Indeed, the first issue of Touch and Go was just 14 pages. They distributed the 100 copies (Xeroxed covertly at Tesco’s place of employment) to local haunts like record store Flat, Black & Circular. Even though Vee now wonders to whom they might have speaking, that first issue nonetheless exhibited an acerbic wit in dissecting the things they disdained and a well reasoned passion for the music they loved. But as recollected by such peers as Ian MacKaye and (editor) Steve Miller, by issue two, which featured the Avengers’ Penelope Houston on the cover, they were already finding their audience at home and elsewhere. In those pre-internet days, the T&G guys’ dissemination of the records going largely ignored by the music industry and public at large was invaluable. Like the inroads being made by touring bands like Black Flag and REM, Touch and Go helped connect the pockets of discerning ears across the country. In turn, bands they championed like the Misfits and 999 eventually made their way to Lansing.
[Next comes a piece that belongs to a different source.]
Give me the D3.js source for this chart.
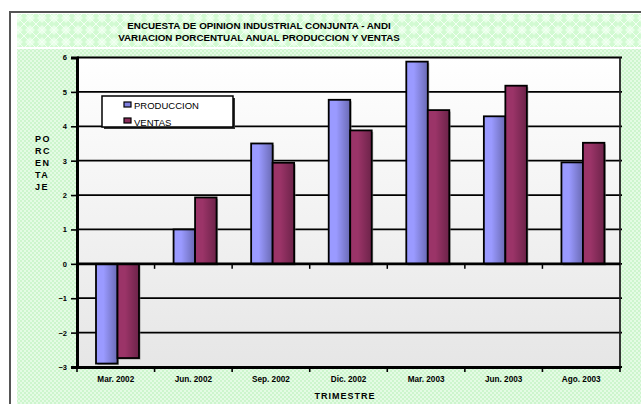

Bazillion Points has done the world the great service of collecting Touch and Go’s entire four-year, 23-issue run in a handsome paperback. The zine eventually expanded from its ininital 14-page format to include other writers and interviews, and even ended up printing color covers towards the end. Through it all, Vee and Stimson never wavered from their irascible bent, and now it’s been preserved in these 570-odd pages. Though rendered with DIY technique, T&G never applied the kind of dogmatic blinders of, say, Maximumrocknroll, instead never hesitating to sing the praises of any band they found boundary pushing and/or simply appealing. (U2’s Boy gets a thumbs-up.) They also had a penchant for a little bathroom humor, which seems extreme by today’s PC punk standards, but somehow also incredibly cheeky.
Anyway, Tesco eventually moved to DC where he started the Meatmen while also putting out Touch and Go’s last four issues. Before he left, though, he had started the Touch and Go record label with the Necros’ Corey Rusk, who would run the company for more than 25 years after Vee eventually left it in his capable hands. While the legacy of of the label, which scaled back its operations dramatically last year, has overshadowed the zine, for the four years of its existence, Touch and Go was the documentation of all that mattered in music, uninfluenced by anything other than its publishers’ own inclinations.